Sophia, who is an AI android from the Hanson Robotics lab in Hong Kong, is modelled on Audrey Hepburn. 

She is said to have 62 facial expressions, she can memorise your face during a conversation and has been described as “chatty” after a journalist interviewed her on stage at the Future Investment Initiative conference.

While many technology advocates would have been excited at the prospect of an AI being granted citizenship, to many Saudi women and migrant labourers working in the kingdom it must have been a slap in the face.

To even conceive of the idea that a robot be given rights in a country where so many humans are denied theirs is a warped vision of the future.

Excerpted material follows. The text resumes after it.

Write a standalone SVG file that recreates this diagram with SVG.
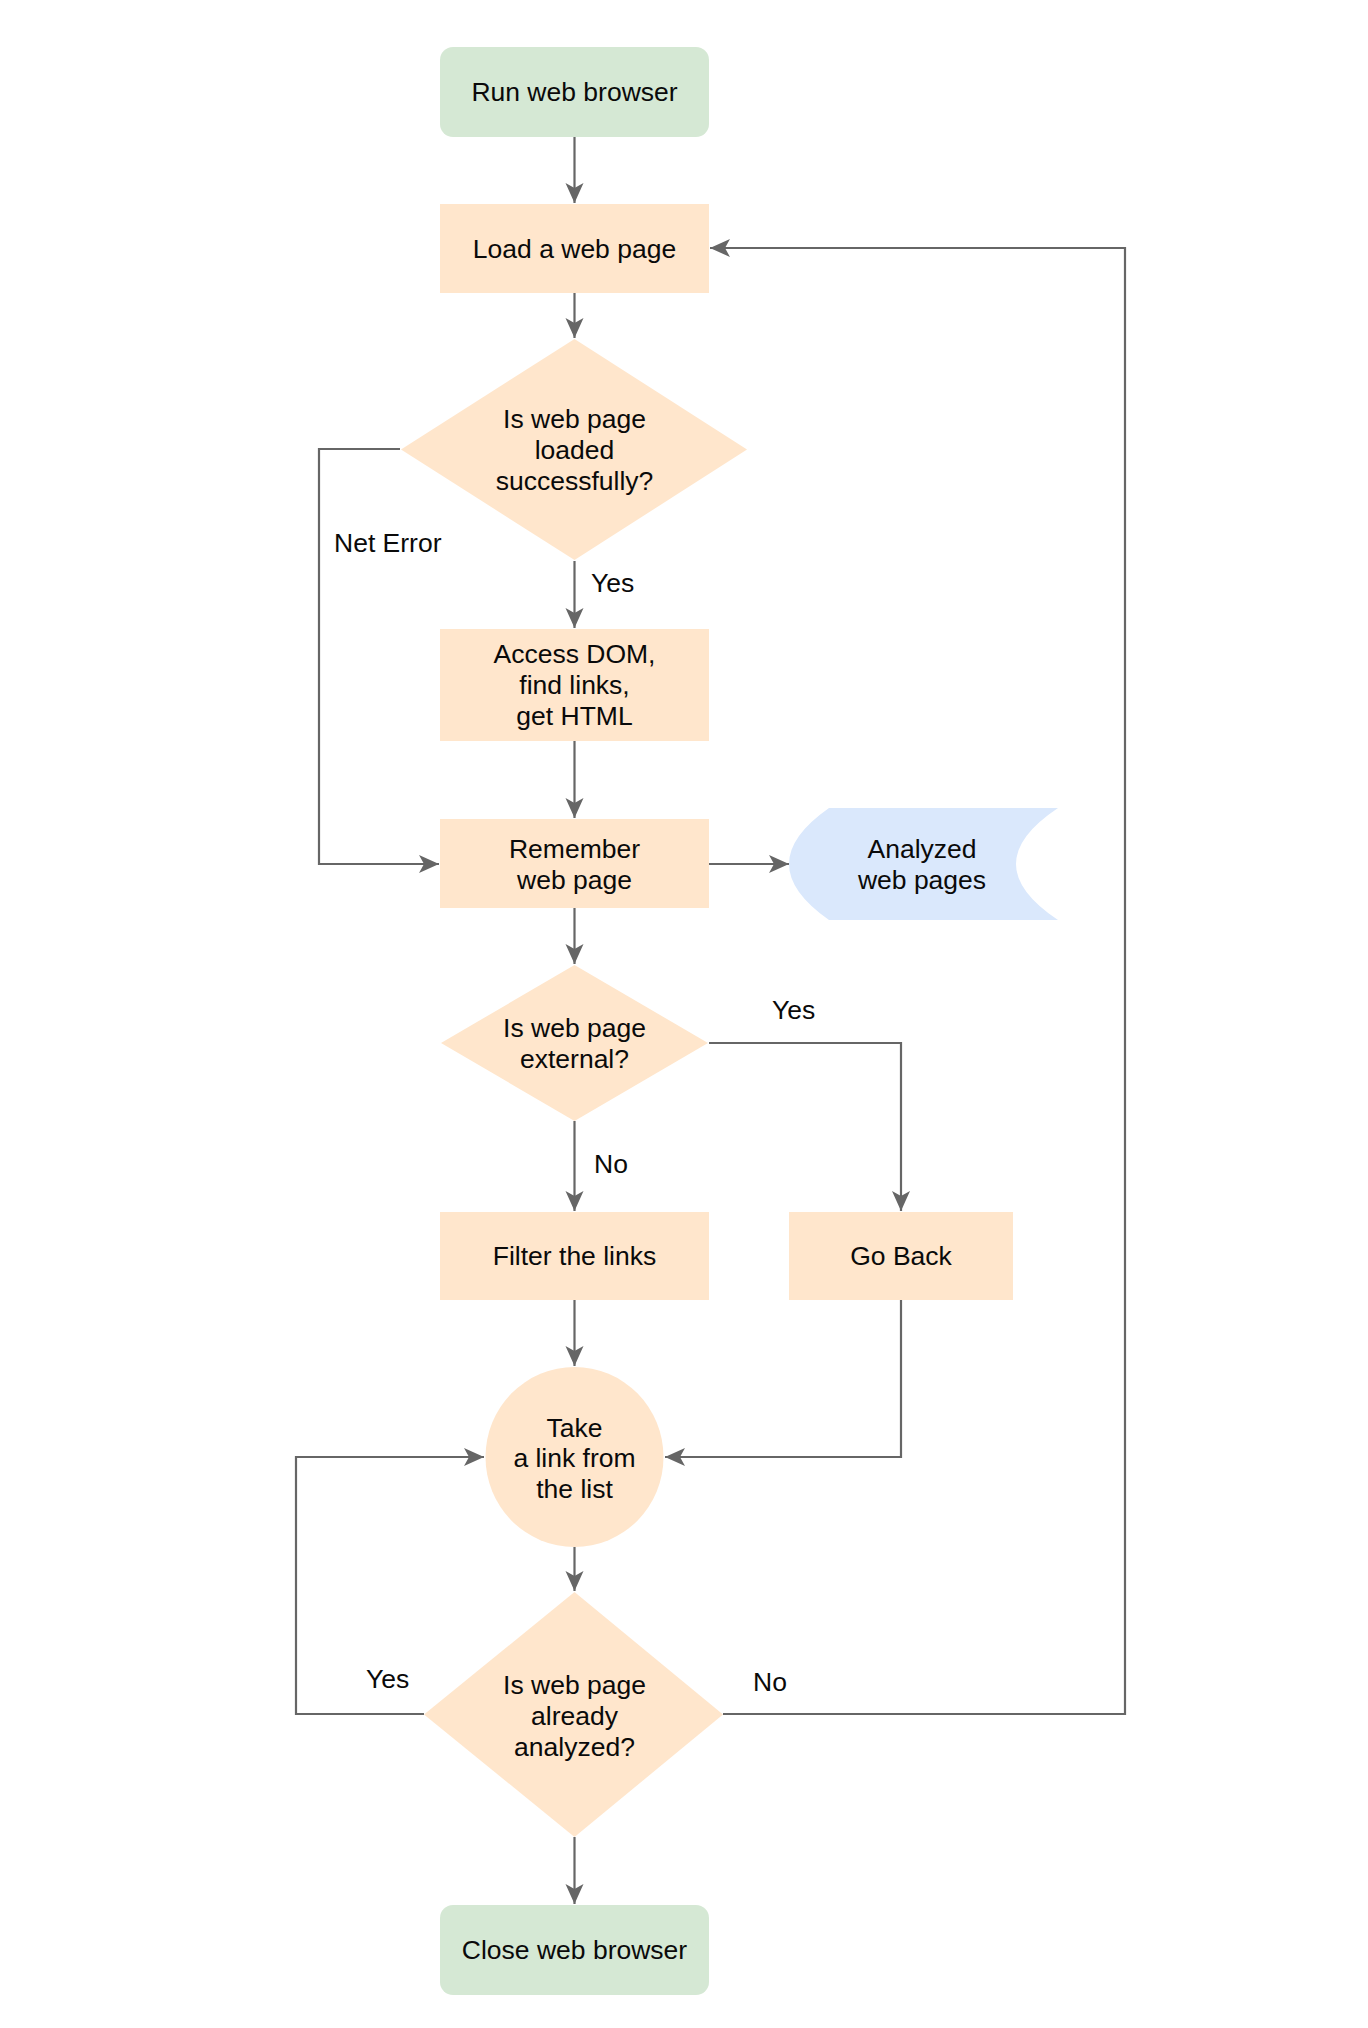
<svg xmlns="http://www.w3.org/2000/svg" width="1368" height="2028" viewBox="0 0 1368 2028">
<style>
text{font-family:"Liberation Sans",Arial,Helvetica,sans-serif;font-size:26.5px;fill:#0a0a0a;}
.c{text-anchor:middle;}
.green{fill:#d5e8d4;}
.orange{fill:#ffe6cc;}
.blue{fill:#dae8fc;}
.edge{fill:none;stroke:#666;stroke-width:2.2;marker-end:url(#arr);}
</style>
<defs>
<marker id="arr" markerUnits="userSpaceOnUse" markerWidth="26" markerHeight="22" viewBox="-22 -11 24 22" refX="0" refY="0" orient="auto">
<path d="M0,0 L-20,-9 L-15,0 L-20,9 Z" fill="#666"/>
</marker>
</defs>
<rect width="1368" height="2028" fill="#fff"/>
<g id="connectors">
<path class="edge" d="M574.5,137 V203"/>
<path class="edge" d="M574.5,293 V338"/>
<path class="edge" d="M400,449 H319 V864 H439"/>
<path class="edge" d="M574.5,561 V628"/>
<path class="edge" d="M574.5,741 V818"/>
<path class="edge" d="M709,864 H789"/>
<path class="edge" d="M574.5,908 V964"/>
<path class="edge" d="M709,1043 H901 V1211"/>
<path class="edge" d="M574.5,1121 V1211"/>
<path class="edge" d="M574.5,1300 V1366"/>
<path class="edge" d="M901,1300 V1457 H665"/>
<path class="edge" d="M574.5,1547 V1591"/>
<path class="edge" d="M424,1714 H296 V1457 H484"/>
<path class="edge" d="M723,1714 H1125 V248 H710"/>
<path class="edge" d="M574.5,1837 V1904"/>
<text x="334" y="552">Net Error</text>
<text x="591" y="592">Yes</text>
<text x="772" y="1019">Yes</text>
<text x="594" y="1173">No</text>
<text x="366" y="1688">Yes</text>
<text x="753" y="1691">No</text>
</g>
<g id="run-browser">
<rect class="green" x="440" y="47" width="269" height="90" rx="13"/>
<text class="c" x="574.5" y="101">Run web browser</text>
</g>
<g id="load-page">
<rect class="orange" x="440" y="204" width="269" height="89"/>
<text class="c" x="574.5" y="258">Load a web page</text>
</g>
<g id="loaded-decision">
<polygon class="orange" points="574.5,339 747,449.5 574.5,560 401,449.5"/>
<text class="c" x="574.5" y="428">Is web page</text>
<text class="c" x="574.5" y="459">loaded</text>
<text class="c" x="574.5" y="490">successfully?</text>
</g>
<g id="access-dom">
<rect class="orange" x="440" y="629" width="269" height="112"/>
<text class="c" x="574.5" y="663">Access DOM,</text>
<text class="c" x="574.5" y="694">find links,</text>
<text class="c" x="574.5" y="725">get HTML</text>
</g>
<g id="remember">
<rect class="orange" x="440" y="819" width="269" height="89"/>
<text class="c" x="574.5" y="858">Remember</text>
<text class="c" x="574.5" y="889">web page</text>
</g>
<g id="analyzed-pages">
<path class="blue" d="M829,808 H1058 Q974,864 1058,920 H829 Q749,864 829,808 Z"/>
<text class="c" x="922" y="858">Analyzed</text>
<text class="c" x="922" y="889">web pages</text>
</g>
<g id="external-decision">
<polygon class="orange" points="574.5,965 708,1043 574.5,1121 441,1043"/>
<text class="c" x="574.5" y="1037">Is web page</text>
<text class="c" x="574.5" y="1068">external?</text>
</g>
<g id="filter-links">
<rect class="orange" x="440" y="1212" width="269" height="88"/>
<text class="c" x="574.5" y="1265">Filter the links</text>
</g>
<g id="go-back">
<rect class="orange" x="789" y="1212" width="224" height="88"/>
<text class="c" x="901" y="1265">Go Back</text>
</g>
<g id="take-link">
<ellipse class="orange" cx="574.5" cy="1457" rx="89" ry="90"/>
<text class="c" x="574.5" y="1437">Take</text>
<text class="c" x="574.5" y="1467">a link from</text>
<text class="c" x="574.5" y="1498">the list</text>
</g>
<g id="analyzed-decision">
<polygon class="orange" points="574.5,1592 723,1714.5 574.5,1837 424,1714.5"/>
<text class="c" x="574.5" y="1694">Is web page</text>
<text class="c" x="574.5" y="1725">already</text>
<text class="c" x="574.5" y="1756">analyzed?</text>
</g>
<g id="close-browser">
<rect class="green" x="440" y="1905" width="269" height="90" rx="13"/>
<text class="c" x="574.5" y="1959">Close web browser</text>
</g>
</svg>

For generations, migrant labourers in Saudi Arabia have been denied citizenship, while women are restricted in terms of employment options and from appearing in public spaces with men.

Women are unable to get a passport or to travel outside the country without the permission of a “male guardian”, which could be a father, husband, brother or son.

Women who have protested this system have been arrested, interrogated and thrown in jail.

In June 2018, Saudi women will be allowed to drive for the first time; however, they may still have to get the permission of their male “guardians” to drive. 

There have been suggestions that this could still be very restrictive, with potential curfews to stop joyriding.

The thought that Saudi Arabia is trumping up its innovation status by granting an AI android citizen status, when it has so much work to do to grant its human citizens equal rights, is distasteful and morally reprehensible.

Sophia, the AI android, may be a world first, but for many women she is just another example of how technology and patriarchy are intimate bedfellows.